RDV était donné à 11h00 le lundi 22 novembre, dans une brasserie près de la Gare. Je rencontrais enfin en tête-à-tête Saint Nicolas. Récit d’une interview exclusive et privilégiée.
J’arrive avec un peu d’avance, lui un peu en retard (son grand âge…). L’œil pétillant, le sourire désarmant, il me tend une main chaleureuse. Intimidé, je le précède à l’intérieur. Nous nous asseyons à une petite table près de la fenêtre. Les questions seront franches et sans détour. Cela ne semble pas l’étonner, il faut dire qu’il a dû en voir d’autres depuis le temps.
Je commande des mini-viennoiseries, Saint Nicolas se contente d’un café et de chocolat.
Grand Saint Nicolas, un emploi du temps chargé en ce moment ?
… qui va l’être, comme tous les ans, depuis qu’on me fête depuis le XIIes. Vous savez, très tôt orphelin, j’ai refusé mon héritage, préférant une vie de simplicité et d’humilité. J’ai toujours aidé les veuves, les orphelins, les SDF de toute époque… Je ne regrette pas ce choix de vie.
Si j’ai beaucoup de travail ? Oui, surtout pendant les trois semaines à venir, avant de céder ma place à mon cousin, le Père Noël.
Vous êtes venu sans votre fidèle mule !
Elle se repose. Pensez aux carottes (elle est gourmande mais l’effort est rude, il faut bien la gâter) et au verre d’alcool (pour moi, ça réchauffe par ce froid) à côté de vos chaussons.
Y a-t-il toujours autant d’enfants sages ?
Il y en a toujours autant, et de plus en plus nombreux. Ma fête est intergénérationnelle et conviviale. Les gens y sont très attachés.
Votre tournée est épuisante. Vous avez un grand âge… quel est votre secret pour garder la forme ? Vitamines, grog ?
Je fête mes 1750 ans cette année ! Mon secret, c’est la joie de rencontrer les enfants et les Lorrains. Préparer leurs cadeaux me motive.
Etes-vous triste par moment ?
Non, jamais, c’est peut-être parce qu’on me fête toujours.
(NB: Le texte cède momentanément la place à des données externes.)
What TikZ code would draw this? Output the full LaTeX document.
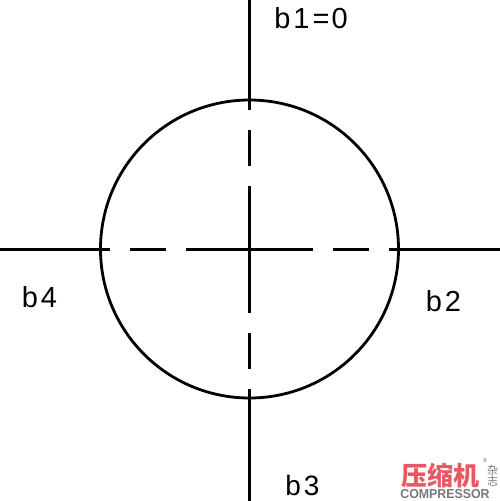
\documentclass[tikz,border=0pt]{standalone}
\usepackage{fontspec}
\setmainfont{Liberation Sans}
\newfontfamily\cjk{Noto Sans CJK SC}
\definecolor{wmred}{RGB}{232,88,98}
\definecolor{wmgray}{RGB}{120,120,120}
\tikzset{
  axisline/.style={line width=2.8pt, dash pattern=on 110pt off 20pt on 36pt off 20pt on 127pt off 20pt on 36pt off 20pt on 200pt},
  lbl/.style={font=\fontsize{29}{29}\selectfont, inner sep=0pt}
}
\begin{document}
\begin{tikzpicture}[x=1pt,y=-1pt]
\useasboundingbox (0,0) rectangle (500,501);
\coordinate (top) at (249.5,0);
\coordinate (bot) at (249.5,501);
\coordinate (lft) at (0,249.5);
\coordinate (rgt) at (500,249.5);
\coordinate (c) at (249.5,249);
\draw[line width=2.8pt] (c) circle[radius=149];
\draw[axisline] (top) -- (bot);
\draw[axisline] (lft) -- (rgt);
\node[lbl] (b1) at (311,18) {b\hspace{3pt}1\hspace{3pt}=\hspace{2pt}0};
\node[lbl] (b4) at (39.5,297.5) {b\hspace{3pt}4};
\node[lbl] (b2) at (443.5,301) {b\hspace{3pt}2};
\node[lbl, font=\fontsize{28}{28}\selectfont] (b3) at (302.5,485) {b\hspace{3pt}3};
% watermark
\node[inner sep=0pt, text=wmred, font=\cjk\bfseries\fontsize{26}{26}\selectfont] (wm) at (440,476) {压缩机};
\node[inner sep=0pt, text=wmgray, font=\cjk\fontsize{11}{11}\selectfont, align=center] (wz) at (492.5,476) {杂\\[0pt]志};
\node[inner sep=0pt, text=wmgray, font=\fontsize{6}{6}\selectfont] (wr) at (485,460) {®};
\node[inner sep=0pt, text=wmgray, font=\bfseries\fontsize{13}{13}\selectfont, xscale=0.95] (wc) at (445,494.5) {COMPRESSOR};
\end{tikzpicture}
\end{document}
Il faut toujours regarder vers l’avant, jamais en arrière. Je suis résolument optimiste.
Vous pensez à la retraite ?
Non, absolument pas. J’ai dépassé le quota ! Chaque année, j’ai beaucoup à faire. La fête est d’ailleurs toujours plus belle. Je pense déjà à la suivante.
Que faites-vous le reste de l’année ? Repos au Paradis, partie de cartes avec les autres Saints ?
Je prépare ma prochaine venue. Je contacte les pâtissiers-confiseurs lorrains. Je me repose aussi, et discute souvent avec le Père Noël. Nos problèmes, nos objectifs, nos joies sont souvent les mêmes. Notre passion est commune.
Votre truc pour entretenir votre belle barbe blanche ?
Un coup de peigne chaque matin. Je l’entretiens régulièrement, par respect pour soi et pour les autres. Je fais aussi un peu d’exercice physique.
Que pensez-vous de votre nouveau char [inauguré en 2008 ndlr] ?
Le bateau ? Il est très beau, et rappelle d’autres légendes qui ne sont liées. On oublie souvent que je suis aussi le patron des marins et navigateurs, des prisonniers, des célibataires…. Et puis, je voie mieux les Lorrains, et ils me voient mieux.
Emu par la ferveur à Saint-Nicolas-de-Port ?
Beaucoup. C’est le cœur de la Lorraine. La basilique est le centre d’une très grande émotion.
Avec le temps, quelles relations entretenez-vous avec le Boucher et le Père Fouettard ?
Très bonnes, je n’ai pas d’ennemis. Le Boucher s’est repenti, on s’entend bien. Le Père Fouettard est mon contrepoids nécessaire. C’est une ligne de conduite pour les enfants. Je le « recadre » parfois, mais c’est sans rancune.
Je n’ai moi-même pas été très sage cette année, comment se rattraper d’ici au 6 décembre ?
Reconnaître sa faute est un premier pas. Il faut toujours se remettre en question et tenter de mieux faire, en réfléchissant sur ses actes passés. C’est mon credo.
Ressorti avec des clémentines plein les poches, Etienne Martin.